Calisthenics Italy

The Opinion in Tsport 344

Also published in: Tsport 344

With the publication of the final rankings of the municipalities participating in the “Sport in the Parks” Project – launched in 2020 by Sport e Salute in collaboration with ANCI – and the call for tenders for the supply and installation of equipment for sports and body activities in more than 300 urban parks in relation to the aforementioned Project, the consolidation of the objectives – set out in the preamble to the Project itself – of promoting new models of outdoor sports practice, with particular regard to the use of urban green areas, is outlined.

The “free exercise” activity has long emerged outside the body-building gyms and dusty school gyms where poles and wall bars often lie unused.

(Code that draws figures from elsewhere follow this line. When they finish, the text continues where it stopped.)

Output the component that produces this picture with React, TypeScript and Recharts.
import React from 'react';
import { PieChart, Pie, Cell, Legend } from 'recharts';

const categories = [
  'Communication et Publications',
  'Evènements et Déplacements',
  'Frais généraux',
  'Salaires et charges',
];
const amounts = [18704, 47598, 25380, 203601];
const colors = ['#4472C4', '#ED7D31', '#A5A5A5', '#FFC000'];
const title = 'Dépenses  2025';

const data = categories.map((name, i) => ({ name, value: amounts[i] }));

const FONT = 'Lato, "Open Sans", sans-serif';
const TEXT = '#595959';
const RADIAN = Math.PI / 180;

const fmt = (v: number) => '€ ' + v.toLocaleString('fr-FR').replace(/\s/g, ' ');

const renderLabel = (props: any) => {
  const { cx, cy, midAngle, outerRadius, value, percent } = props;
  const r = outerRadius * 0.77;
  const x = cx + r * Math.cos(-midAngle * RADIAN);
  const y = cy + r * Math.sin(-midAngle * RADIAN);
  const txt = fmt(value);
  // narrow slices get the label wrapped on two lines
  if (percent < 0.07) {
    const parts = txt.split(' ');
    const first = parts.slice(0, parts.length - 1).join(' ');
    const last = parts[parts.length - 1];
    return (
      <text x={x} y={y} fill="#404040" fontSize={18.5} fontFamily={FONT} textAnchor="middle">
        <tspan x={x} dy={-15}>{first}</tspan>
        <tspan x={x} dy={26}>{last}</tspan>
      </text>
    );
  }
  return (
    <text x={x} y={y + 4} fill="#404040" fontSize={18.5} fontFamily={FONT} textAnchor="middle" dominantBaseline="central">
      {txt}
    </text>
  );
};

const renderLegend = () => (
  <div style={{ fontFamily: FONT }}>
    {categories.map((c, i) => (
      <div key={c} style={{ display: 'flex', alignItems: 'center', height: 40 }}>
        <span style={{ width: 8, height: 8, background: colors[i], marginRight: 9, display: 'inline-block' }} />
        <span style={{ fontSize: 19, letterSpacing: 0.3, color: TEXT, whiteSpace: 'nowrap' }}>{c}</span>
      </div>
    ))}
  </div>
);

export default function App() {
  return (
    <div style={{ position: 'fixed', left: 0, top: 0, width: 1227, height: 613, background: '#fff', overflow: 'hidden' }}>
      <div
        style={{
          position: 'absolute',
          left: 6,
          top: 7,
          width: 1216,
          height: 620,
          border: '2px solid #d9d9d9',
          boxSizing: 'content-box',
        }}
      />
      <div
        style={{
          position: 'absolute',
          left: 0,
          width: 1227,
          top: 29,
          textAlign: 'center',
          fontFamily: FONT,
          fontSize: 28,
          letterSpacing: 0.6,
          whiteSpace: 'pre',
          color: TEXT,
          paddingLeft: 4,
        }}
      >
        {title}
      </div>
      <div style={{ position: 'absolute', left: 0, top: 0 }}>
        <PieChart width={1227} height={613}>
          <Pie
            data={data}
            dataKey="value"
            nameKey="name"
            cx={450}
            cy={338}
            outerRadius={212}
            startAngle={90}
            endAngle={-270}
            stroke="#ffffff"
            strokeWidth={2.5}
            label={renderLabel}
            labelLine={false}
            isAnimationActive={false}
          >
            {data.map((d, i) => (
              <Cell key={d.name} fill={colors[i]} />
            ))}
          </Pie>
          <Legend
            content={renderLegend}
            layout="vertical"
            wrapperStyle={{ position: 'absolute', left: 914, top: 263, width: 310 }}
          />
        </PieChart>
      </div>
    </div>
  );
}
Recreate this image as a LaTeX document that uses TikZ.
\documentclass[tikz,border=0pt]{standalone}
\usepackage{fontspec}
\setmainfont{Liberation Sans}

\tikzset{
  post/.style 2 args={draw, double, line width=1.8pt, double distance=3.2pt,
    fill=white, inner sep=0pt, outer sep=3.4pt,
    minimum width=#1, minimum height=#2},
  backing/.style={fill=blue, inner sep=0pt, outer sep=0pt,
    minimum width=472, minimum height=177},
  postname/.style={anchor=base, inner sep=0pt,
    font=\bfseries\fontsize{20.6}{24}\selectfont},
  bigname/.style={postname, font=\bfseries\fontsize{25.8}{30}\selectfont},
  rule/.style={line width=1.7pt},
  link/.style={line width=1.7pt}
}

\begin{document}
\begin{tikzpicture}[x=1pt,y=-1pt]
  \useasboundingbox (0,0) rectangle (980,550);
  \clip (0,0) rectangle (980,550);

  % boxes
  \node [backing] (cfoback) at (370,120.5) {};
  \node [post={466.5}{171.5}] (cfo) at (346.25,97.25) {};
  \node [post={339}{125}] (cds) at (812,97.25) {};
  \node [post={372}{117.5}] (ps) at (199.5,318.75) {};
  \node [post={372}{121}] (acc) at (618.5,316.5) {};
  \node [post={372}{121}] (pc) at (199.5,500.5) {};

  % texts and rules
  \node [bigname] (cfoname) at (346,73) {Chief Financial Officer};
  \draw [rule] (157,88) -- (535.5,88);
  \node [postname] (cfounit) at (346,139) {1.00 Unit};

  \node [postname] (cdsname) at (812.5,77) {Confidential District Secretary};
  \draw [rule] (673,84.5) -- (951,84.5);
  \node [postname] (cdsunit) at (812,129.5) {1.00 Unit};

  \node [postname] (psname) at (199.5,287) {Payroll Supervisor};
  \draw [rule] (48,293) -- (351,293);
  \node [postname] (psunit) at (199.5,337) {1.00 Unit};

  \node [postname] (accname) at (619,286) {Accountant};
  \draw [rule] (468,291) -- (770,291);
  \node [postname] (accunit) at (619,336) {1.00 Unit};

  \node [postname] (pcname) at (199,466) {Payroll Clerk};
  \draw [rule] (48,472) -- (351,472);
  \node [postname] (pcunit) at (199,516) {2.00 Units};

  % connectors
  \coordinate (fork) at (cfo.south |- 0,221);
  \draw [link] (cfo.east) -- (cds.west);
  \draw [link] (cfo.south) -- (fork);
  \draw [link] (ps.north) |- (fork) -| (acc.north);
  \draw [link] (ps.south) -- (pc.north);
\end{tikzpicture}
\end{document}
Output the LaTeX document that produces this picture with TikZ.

The race for open-air fitness or calisthenics facilities, variously named by the various public administrators, has accelerated with the restrictions due to the pandemic, which have amplified the desire to move, and to do so outdoors: municipalities can thus offer the opportunity to do sport with a limited investment. And now, with the initiative by Sport e Salute, municipalities that until now had not the opportunity to do so are being given this opportunity.

We have already seen, in previous reports, integrated projects where the space available is organised to meet the needs of different age groups – from games for children to fitness to team games -, but even the small stage of an area equipped with step aerobics, workouts, bars within urban green areas (the project in question envisages a minimum of 200 square metres) is an incentive to healthy muscular activity, an evolution of what was the first elementary “fitness trail”.

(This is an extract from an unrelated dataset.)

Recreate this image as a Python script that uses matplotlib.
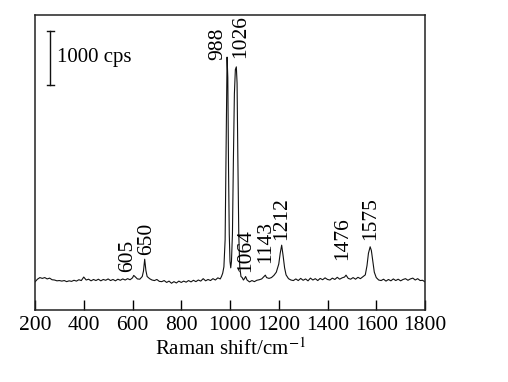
import numpy as np
import matplotlib
matplotlib.use("Agg")
import matplotlib.pyplot as plt

# Raman spectrum (cps)
shift = [200, 210, 220, 230, 240, 250, 260, 270, 280, 290,
         300, 310, 320, 330, 340, 350, 360, 370, 380, 390,
         400, 410, 420, 430, 440, 450, 460, 470, 480, 490,
         500, 510, 520, 530, 540, 550, 560, 570, 580, 590,
         600, 605, 610, 620, 630, 640, 645, 650, 655, 660,
         670, 680, 690, 700, 710, 720, 730, 740, 750, 760,
         770, 780, 790, 800, 810, 820, 830, 840, 850, 860,
         870, 880, 890, 900, 910, 920, 930, 940, 950, 960,
         965, 970, 975, 980, 984, 988, 991, 994, 997, 1000,
         1003, 1006, 1010, 1014, 1018, 1022, 1026, 1029, 1032, 1036,
         1040, 1045, 1050, 1055, 1060, 1064, 1070, 1080, 1090, 1100,
         1110, 1120, 1130, 1140, 1145, 1150, 1160, 1170, 1180, 1190,
         1200, 1206, 1212, 1218, 1224, 1230, 1240, 1250, 1260, 1270,
         1280, 1290, 1300, 1310, 1320, 1330, 1340, 1350, 1360, 1370,
         1380, 1390, 1400, 1410, 1420, 1430, 1440, 1450, 1460, 1470,
         1476, 1485, 1495, 1505, 1515, 1525, 1535, 1545, 1555, 1562,
         1568, 1575, 1580, 1586, 1592, 1600, 1610, 1620, 1630, 1640,
         1650, 1660, 1670, 1680, 1690, 1700, 1710, 1720, 1730, 1740,
         1750, 1760, 1770, 1780, 1790, 1800]
counts = [520, 570, 600, 585, 600, 575, 590, 560, 555, 540,
          545, 535, 545, 525, 540, 530, 550, 535, 560, 545,
          610, 555, 570, 540, 565, 545, 570, 540, 565, 550,
          575, 545, 565, 540, 570, 550, 575, 555, 580, 560,
          595, 640, 620, 575, 570, 620, 720, 940, 730, 620,
          580, 555, 545, 565, 530, 525, 545, 510, 535, 495,
          525, 500, 535, 510, 535, 515, 545, 520, 550, 525,
          555, 535, 580, 540, 565, 545, 580, 555, 595, 575,
          620, 680, 800, 1300, 3000, 4680, 4300, 2600, 1400, 900,
          780, 900, 1400, 2800, 4000, 4450, 4500, 4200, 2900, 1400,
          800, 620, 600, 555, 585, 620, 555, 520, 545, 525,
          550, 560, 575, 620, 645, 600, 585, 600, 640, 700,
          850, 1050, 1200, 1000, 780, 650, 580, 555, 545, 575,
          545, 585, 550, 575, 540, 590, 555, 580, 545, 585,
          560, 595, 565, 555, 590, 565, 605, 570, 595, 610,
          645, 585, 570, 600, 570, 605, 580, 615, 650, 820,
          1050, 1170, 1100, 900, 700, 600, 555, 545, 570, 535,
          565, 540, 575, 545, 570, 540, 565, 580, 550, 575,
          590, 555, 580, 545, 550, 520]

peak_labels = ["605", "650", "988", "1026", "1064", "1143", "1212", "1476", "1575"]
label_x = [581, 659, 950, 1045, 1066, 1148, 1213, 1464, 1578]
label_y = [700, 1020, 4630, 4670, 700, 870, 1300, 925, 1300]

plt.rcParams['font.family'] = ['Liberation Serif', 'DejaVu Serif']
plt.rcParams['mathtext.fontset'] = 'stix'

fig = plt.figure(figsize=(5.08, 3.82), dpi=100)
ax = fig.add_axes([35 / 508, 72 / 382, 390 / 508, 295 / 382])

ax.plot(shift, counts, color='#111111', lw=0.8)

for s, x, y in zip(peak_labels, label_x, label_y):
    ax.text(x, y, s, rotation=90, ha='center', va='bottom', fontsize=15.5)

# scale bar 1000 cps
bar_x = 262
bar_y0 = 4170
ax.plot([bar_x, bar_x], [bar_y0, bar_y0 + 1000], color='#111111', lw=1.0)
ax.plot([bar_x - 14, bar_x + 14], [bar_y0, bar_y0], color='#111111', lw=1.0)
ax.plot([bar_x - 14, bar_x + 14], [bar_y0 + 1000, bar_y0 + 1000], color='#111111', lw=1.0)
ax.text(bar_x + 30, bar_y0 + 500, "1000 cps", ha='left', va='center', fontsize=15)

ax.set_xlim(200, 1800)
ax.set_ylim(0, 5460)
ax.set_xticks(np.arange(200, 1801, 200))
ax.set_yticks([])
ax.tick_params(axis='x', direction='in', length=7, width=1.0, labelsize=15.5, pad=4)
for sp in ax.spines.values():
    sp.set_linewidth(1.1)
    sp.set_color('#222222')
ax.set_xlabel("Raman shift/cm$^{-1}$", fontsize=15, labelpad=3)

fig.savefig("out.png", dpi=100)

Yes, let’s remember that our parks often retain the vestiges of old wooden fitness trails that are no longer usable due to neglect or vandalism; and we would like to take this opportunity to emphasise – as we do on every project occasion – that the “supply and installation” does not complete the task for the user: the care and maintenance of the equipment will be essential so that the system created by “sport in the parks” does not soon become an archaeological park of enamelled and painted (as per the technical specifications) steel poles.